Psalms 139. Oh Lord, you have examined my heart...

Thesis: The Lord hears our confession and sets us free to begin fresh in the new year.

This is a devotional designed for a contemplative segment in a New Year's Eve service or event. Its purpose is to lead people in a time of confession and resetting for the new year. It includes an interactive component where each person can transfer their sins to a small rock and then deposit the rock in a receptacle to represent giving them to God. It is not tied to any lectionary week.


Christmas 1 or New Year: The Preacher’s Message

Ecclesiastes.

Thesis: God never promises all the answers to life’s frustrations; instead he offers himself even/especially in the middle of life’s complexities.

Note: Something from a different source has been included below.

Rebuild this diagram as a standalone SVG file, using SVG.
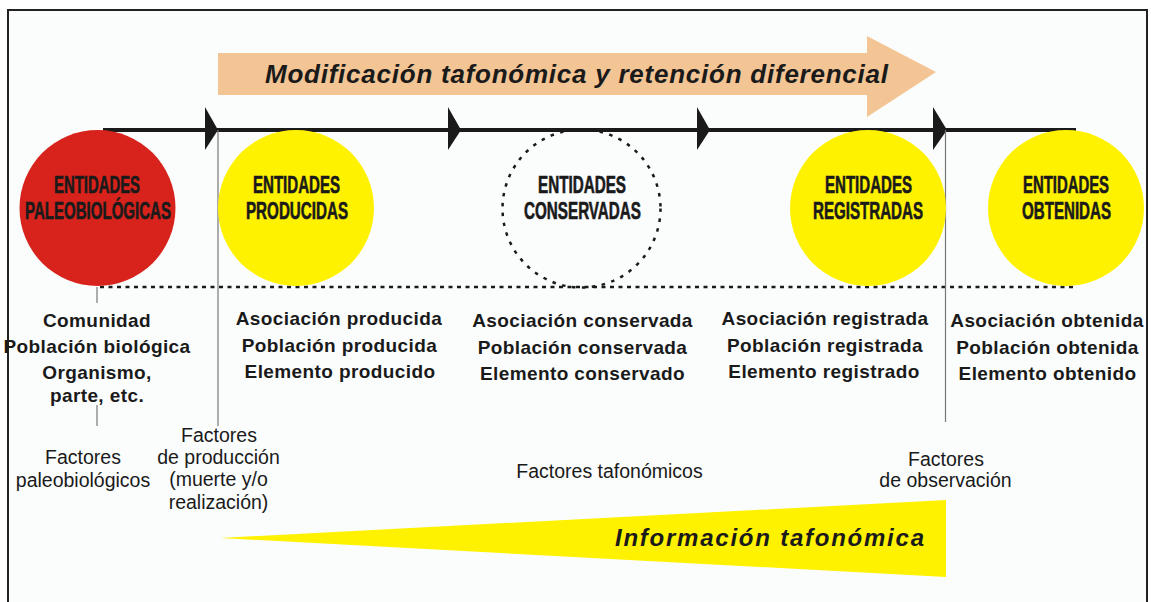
<svg xmlns="http://www.w3.org/2000/svg" width="1151" height="602" viewBox="0 0 1151 602">
<style>
.lab{font-family:"Liberation Sans Narrow","Liberation Sans",Arial,sans-serif;font-weight:bold;font-size:23px;fill:#1a1a1a;stroke:#1a1a1a;stroke-width:0.6;text-anchor:middle}
.lst{font-family:"Liberation Sans",Arial,sans-serif;font-weight:bold;font-size:19px;letter-spacing:0.4px;fill:#1a1a1a;text-anchor:middle}
.fac{font-family:"Liberation Sans",Arial,sans-serif;font-size:19.5px;fill:#1a1a1a;text-anchor:middle}
.big{font-family:"Liberation Sans",Arial,sans-serif;font-weight:bold;font-style:italic;fill:#1a1a1a}
.tick{stroke:#777;stroke-width:1.2;fill:none}
.tri{fill:#1a1a1a}
.yel{fill:#FFF200}
</style>
<rect x="0" y="0" width="1151" height="602" fill="#ffffff"/>
<rect x="8" y="10" width="1139" height="600" fill="#FBFDFD" stroke="#222" stroke-width="2"/>

<g id="banner-top">
<polygon points="218,53 867,53 867,36 936,72 867,117 867,95 218,95" fill="#F3C494"/>
<text class="big" x="265" y="83" font-size="26" textLength="623" lengthAdjust="spacing">Modificación tafonómica y retención diferencial</text>
</g>

<g id="banner-bottom">
<polygon points="220,538 946,500 946,577" class="yel"/>
<text class="big" x="615" y="545.5" font-size="24" textLength="309" lengthAdjust="spacing">Información tafonómica</text>
</g>

<g id="connectors">
<line x1="103" y1="130" x2="1076" y2="130" stroke="#1a1a1a" stroke-width="4"/>
<polygon class="tri" points="205,107 218,130 205,150"/>
<polygon class="tri" points="448,107 461,130 448,150"/>
<polygon class="tri" points="697,107 710,130 697,150"/>
<polygon class="tri" points="933,107 947,130 933,150"/>
<line x1="100" y1="287" x2="1076" y2="287" stroke="#1a1a1a" stroke-width="2.5" stroke-dasharray="4 4.5"/>
<line class="tick" x1="97" y1="287" x2="97" y2="303"/>
<line class="tick" x1="97" y1="405" x2="97" y2="426"/>
<line class="tick" x1="218" y1="130" x2="218" y2="426"/>
<line class="tick" x1="945.5" y1="130" x2="945.5" y2="422"/>
</g>

<g id="node-paleobiologicas">
<circle cx="97.5" cy="208" r="78" fill="#D7231B"/>
<text class="lab" x="97" y="193" textLength="86" lengthAdjust="spacingAndGlyphs">ENTIDADES</text>
<text class="lab" x="98" y="218.5" textLength="146" lengthAdjust="spacingAndGlyphs">PALEOBIOLÓGICAS</text>
<text class="lst" x="97" y="327">Comunidad</text>
<text class="lst" x="97" y="353">Población biológica</text>
<text class="lst" x="97" y="379">Organismo,</text>
<text class="lst" x="97" y="402">parte, etc.</text>
<text class="fac" x="83" y="464">Factores</text>
<text class="fac" x="83" y="487">paleobiológicos</text>
</g>

<g id="node-producidas">
<circle cx="296" cy="208" r="78" class="yel"/>
<text class="lab" x="296.5" y="193" textLength="87" lengthAdjust="spacingAndGlyphs">ENTIDADES</text>
<text class="lab" x="297" y="218.5" textLength="102" lengthAdjust="spacingAndGlyphs">PRODUCIDAS</text>
<text class="lst" x="339" y="325">Asociación producida</text>
<text class="lst" x="339.5" y="352">Población producida</text>
<text class="lst" x="340" y="378">Elemento producido</text>
<text class="fac" x="219" y="442">Factores</text>
<text class="fac" x="218.5" y="464">de producción</text>
<text class="fac" x="218.5" y="486">(muerte y/o</text>
<text class="fac" x="218.5" y="509">realización)</text>
</g>

<g id="node-conservadas">
<circle cx="581.5" cy="208.5" r="79" fill="none" stroke="#1a1a1a" stroke-width="2.5" stroke-dasharray="3.5 6.5"/>
<text class="lab" x="582" y="193" textLength="88" lengthAdjust="spacingAndGlyphs">ENTIDADES</text>
<text class="lab" x="582.5" y="218.5" textLength="117" lengthAdjust="spacingAndGlyphs">CONSERVADAS</text>
<text class="lst" x="582.5" y="327">Asociación conservada</text>
<text class="lst" x="582.5" y="354">Población conservada</text>
<text class="lst" x="582.5" y="380">Elemento conservado</text>
<text class="fac" x="609.5" y="478">Factores tafonómicos</text>
</g>

<g id="node-registradas">
<circle cx="868" cy="208" r="78" class="yel"/>
<text class="lab" x="868.5" y="193" textLength="87" lengthAdjust="spacingAndGlyphs">ENTIDADES</text>
<text class="lab" x="868" y="218.5" textLength="110" lengthAdjust="spacingAndGlyphs">REGISTRADAS</text>
<text class="lst" x="825" y="325">Asociación registrada</text>
<text class="lst" x="825" y="352">Población registrada</text>
<text class="lst" x="824" y="378">Elemento registrado</text>
<text class="fac" x="946" y="466">Factores</text>
<text class="fac" x="945.5" y="487">de observación</text>
</g>

<g id="node-obtenidas">
<circle cx="1066" cy="208" r="78" class="yel"/>
<text class="lab" x="1066" y="193" textLength="86" lengthAdjust="spacingAndGlyphs">ENTIDADES</text>
<text class="lab" x="1066.5" y="218.5" textLength="89" lengthAdjust="spacingAndGlyphs">OBTENIDAS</text>
<text class="lst" x="1047" y="327">Asociación obtenida</text>
<text class="lst" x="1047.5" y="354">Población obtenida</text>
<text class="lst" x="1047.5" y="380">Elemento obtenido</text>
</g>
</svg>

This book appears very infrequently in the lectionary. This sermon makes use of a lot of scriptures from the prologue, through the interior writing, and moves to a grand conclusion:

  • At times in every life, it will seem meaningless – frustrating.

  • We will never completely figure Life out. Maybe not even in the next life.

  • God never promises us all the answers; what he promises is himself. Even in the complexities of life, we hold onto the promise, “I will never leave you. I will never forsake you.”

This is what enables Christians to live with confidence and courage.


Rev 21.1-4 John's prophesy of a coming New Jerusalem. The sermon also uses 1 Peter 3.13-16.

Thesis: God’s primary mission in human history is to redeem people into a Kingdom community suitable to live with him forever.

This sermon is also part of a distributed series: the 10 Big Ideas of Christian Faith series. It is a good fit for the lectionary for all three years. It is a particularly strong one to lead off the year.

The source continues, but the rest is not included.